The Phil offers intimate venue for great shows
By Erny Zah
Navajo Times
SHIPROCK, March 31, 2011
For concertgoers the same could be said for the quality of their experience: venue, venue, venue.
I've not been an avid concert attendee for several years because most of them lack a certain intimacy that only small club can capture. You know, the kind of stage where the artist can dictate the feeling and in turn enhance their performance.
So when I heard Gretchen Wilson was coming to Shiprock last week, I didn't know what to expect. I've seen country acts in large arenas and at small rodeos. I once saw Blake Shelton perform in an Oklahoma bar.
I'd been to the Phil L. Thomas Performing Arts Center for pageants and meetings, but never for what the building was designed to do - display performing arts.
On the night of Wilson's show March 23, I was sitting on the far right, about midway back from the stage. The hall is small enough that I didn't feel like a drop in a barrel of fans, and she wasn't a distant blip on the stage.
I thought if the lighting was just right, she might see me and throw a wink, a smile or even a kiss. But I wasn't wearing my cheek-chilling chaps, so kisses from Wilson, of course, were wishful thinking.
The sound level was right for the space. The bass was not overpowering and the midrange sounds including vocals, drums and guitars, were clean and crisp though at times Wilson's microphone could've used a little more volume.
But all that is technicalities. As most people know, you can give someone a bull rope, but that don't make him a bull rider.
"We come and play and have fun and just have a party with the crowd," Wilson told the Navajo Times a week before the show.
And she delivered on her promise.
Wilson obviously enjoyed being on stage. She smiled throughout the show and delivered song after song tirelessly.
She was so engaging that after a while I lost my reporter's eye and forgot that for her, Shiprock was just a quick stop between major tour dates in Las Vegas and Albuquerque.
The only things that weren't completely enjoyable were the brevity of her performance and some of her song choices.
Wilson was on stage for about an hour and 10 minutes and with ticket prices starting at nearly $40 apiece, I would've hoped for a longer show. However, I have to say that I haven't seen Wilson in concert before, so I can't say if this was a regular performance. (Reviewers in other cities note a length of 80 minutes at other Wilson shows.)
Of course she played all her hits, but with four CDs out, I was expecting a concert that entailed mostly her own songs. Instead, she mixed in cover songs, like Journey's "When the Lights Go Down in the City," or Foreigner's "Hot Blooded" and closed out her encore singing Led Zeppelin's "Rock and Roll."

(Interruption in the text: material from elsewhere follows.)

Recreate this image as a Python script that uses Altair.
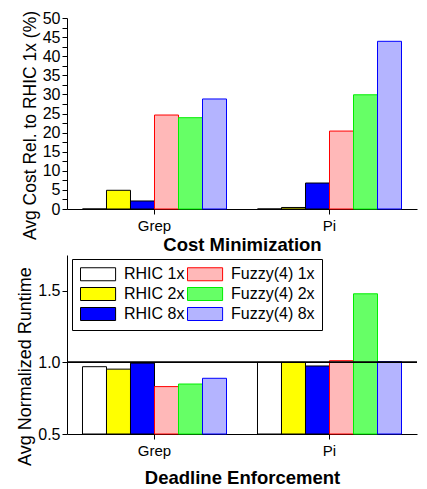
import altair as alt
import pandas as pd

groups = ["Grep", "Pi"]
series = ["RHIC 1x", "RHIC 2x", "RHIC 8x", "Fuzzy(4) 1x", "Fuzzy(4) 2x", "Fuzzy(4) 8x"]
cost_grep = [0.0, 4.9, 2.1, 24.6, 23.9, 28.8]
cost_pi = [0.0, 0.4, 6.8, 20.4, 29.9, 43.9]
rt_grep = [0.97, 0.953, 0.995, 0.831, 0.849, 0.889]
rt_pi = [1.0, 1.0, 0.975, 1.012, 1.479, 1.005]

fill_colors = ["#FFFFFF", "#FFFF00", "#0000FF", "#FFB8B8", "#66FF66", "#B4B4FF"]
stroke_colors = ["#000000", "#000000", "#000000", "#FF0000", "#00EE00", "#0000FF"]

def table(a, b):
    rows = []
    for g, vals in zip(groups, [a, b]):
        for s, v in zip(series, vals):
            rows.append({"group": g, "series": s, "value": v})
    return pd.DataFrame(rows)

df_cost = table(cost_grep, cost_pi)
df_rt = table(rt_grep, rt_pi)

FONT = "Liberation Sans"
W = 350
H1 = 191
H2 = 179

def x_enc(title, tpad):
    return alt.X(
        "group:N", sort=groups,
        scale=alt.Scale(paddingInner=0.177, paddingOuter=0.0885),
        axis=alt.Axis(title=title, labelAngle=0, labelFontSize=15, labelPadding=4,
                      titleFontSize=18.5, titleFontWeight="bold", titlePadding=tpad,
                      tickSize=5, domainColor="black", tickColor="black"),
    )

xoff = alt.XOffset("series:N", sort=series, scale=alt.Scale(paddingInner=0, paddingOuter=0))

fill_scale = alt.Scale(domain=series, range=fill_colors)
stroke_scale = alt.Scale(domain=series, range=stroke_colors)

top = alt.Chart(df_cost).mark_bar(strokeWidth=1).encode(
    x=x_enc("Cost Minimization", 2),
    xOffset=xoff,
    y=alt.Y("value:Q", scale=alt.Scale(domain=[0, 50], nice=False),
            axis=alt.Axis(title="Avg Cost Rel. to RHIC 1x (%)",
                          values=[i * 2.5 for i in range(21)],
                          labelExpr="datum.value % 5 === 0 ? datum.label : ''",
                          labelFontSize=16, labelPadding=2,
                          titleFontSize=17.5, titleFontWeight="normal",
                          titlePadding=3, titleY=107,
                          tickSize=5, grid=False, domainColor="black", tickColor="black")),
    fill=alt.Fill("series:N", scale=fill_scale, legend=None),
    stroke=alt.Stroke("series:N", scale=stroke_scale, legend=None),
).properties(width=W, height=H1)

bars = alt.Chart(df_rt).mark_bar(strokeWidth=1).encode(
    x=x_enc("Deadline Enforcement", 10),
    xOffset=xoff,
    y=alt.Y("value:Q", scale=alt.Scale(domain=[0.5, 1.75], nice=False, zero=False),
            axis=alt.Axis(title="Avg Normalized Runtime",
                          values=[0.5, 0.75, 1.0, 1.25, 1.5, 1.75],
                          labelExpr="(datum.value * 2) % 1 === 0 ? format(datum.value, '.1f') : ''",
                          labelFontSize=16, labelPadding=2,
                          titleFontSize=18, titleFontWeight="normal",
                          titlePadding=3, titleY=111,
                          tickSize=5, grid=False, domainColor="black", tickColor="black")),
    y2=alt.datum(0.5),
    fill=alt.Fill("series:N", scale=fill_scale,
                  legend=alt.Legend(title=None, orient="none", legendX=5, legendY=4,
                                    columns=2, columnPadding=0, rowPadding=2,
                                    symbolType="M-1,-1L4.4,-1L4.4,1L-1,1Z",
                                    symbolSize=169, symbolStrokeWidth=1,
                                    labelFontSize=16, labelOffset=29,
                                    strokeColor="black", padding=7, fillColor="white")),
    stroke=alt.Stroke("series:N", scale=stroke_scale),
)
one_line = alt.Chart(df_rt).mark_rule(color="black", strokeWidth=1).encode(y=alt.datum(1.0))

bottom = alt.layer(bars, one_line).properties(width=W, height=H2)

chart = alt.vconcat(top, bottom, spacing=0).resolve_scale(
    fill="independent", stroke="independent"
).properties(
    padding={"left": 8, "top": 1, "right": 0, "bottom": 0}
).configure(font=FONT).configure_view(stroke="transparent").configure_axis(
    labelColor="black", titleColor="black"
).configure_legend(labelColor="black")

chart.save("out.html", embed_options={"renderer": "svg", "actions": False})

Though I was expecting to hear more of her own material, listening to Wilson sing classic rock made me wish for more of it, and with a southern twist. I was thinking, "Maybe she'll sing some Lynyrd Skynyrd or Allman Brothers," but she left that to some other artist, some other time.
All and all, I thought Wilson put on a good show. But like I said, nowadays the venue makes the experience. Whether it's a Las Vegas showroom, a beat-up old bar or the Phil in Shiprock, the venue can turn an average show into a good one and a good one to a great one.
Last Wednesday night at the Phil was great.